After multiple failed attempts at competing the $35 billion KC-135 replacement program, some officials close to the program are convinced dual-sourcing is the only realistic option to get beyond repeated award protests and delays.
But the split-buy concept still lacks support in the Pentagon. “It will incredibly complicate the Air Force’s life because they will have two new tankers and the old tankers and the maintenance, the training, and the logistics just becomes a nightmare,” Defense Secretary Robert Gates said during an interview last month with Aviation Week.
Still, officials close to the KC-X program, which was designed to begin replacing more than 500 aging KC-135 tankers with 179 new aircraft, say dual-sourcing may be the only politically palatable way to move forward. Plans from the middle of the decade called for a later buy of KC-Y aircraft and replacing the KC-135s with these two new models in succession. KC-Y was to be a new round of competition after the KC-X buy ended.
Now, officials are looking at an option to bring KC-Y forward and conduct simultaneous replacement purchases of KC-X and KC-Y. “This would put a wrapper of legitimacy around it,” one industry official says.
Earlier talk of a split-buy involved halving the KC-X buy, which would have amounted to doling out funds for two simultaneous developments that would yield, at most, production of 90 aircraft for each contractor. Yet by guaranteeing each team a number of units, the benefits of competitive dual-sourcing would be lost, says Jacques Gansler, the Pentagon’s acquisition chief from 1997-2001.

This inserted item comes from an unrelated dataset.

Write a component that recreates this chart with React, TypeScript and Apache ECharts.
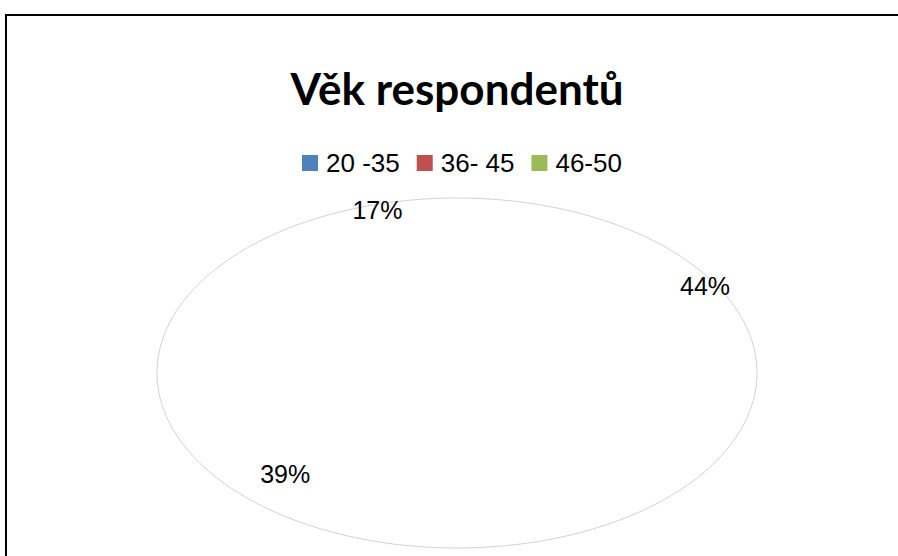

Gansler, who directs the University of Maryland’s Center for Public Policy and Private Enterprise, says that conducting periodic competitions between sources can produce significant savings and favorable contracting terms for the government, although he is not necessarily advocating this approach.
During last year’s competition, the Northrop/EADS team’s development program was judged to be less expensive, but the team would incur cost by establishing its first stateside widebody final assembly facility.
By bringing KC-Y forward, industry sources say, the Air Force would forgo some of the pricing benefits of competition in the development phase as both contractors would receive funding to design their models. However, the service could conduct merit-based pricing wars annually between the two models for production, awarding only a base amount if one of the teams is underperforming.
Two earlier attempts at a competition between the rival teams – led by Boeing, with a 767-200-based option, and Northrop/EADS North America, with an A330-based aircraft – were botched.
While options for a split buy are under review, the Air Force also is assessing ways for the new Obama administration to attempt a third competition. Pentagon officials are adamantly against a split buy because of high up-front cost. But some acquisition experts say competitive dual-sourcing may be the only way to avoid a new round of lengthy bid protests.
“There’s no way that the Air Force or anyone else can write a operational requirement for existing aircraft with known capabilities that results in a level playing field,” says retired USAF Gen. Mike Loh, once head of Air Combat Command. “Whatever you write will tilt the decision and end up in another protest.”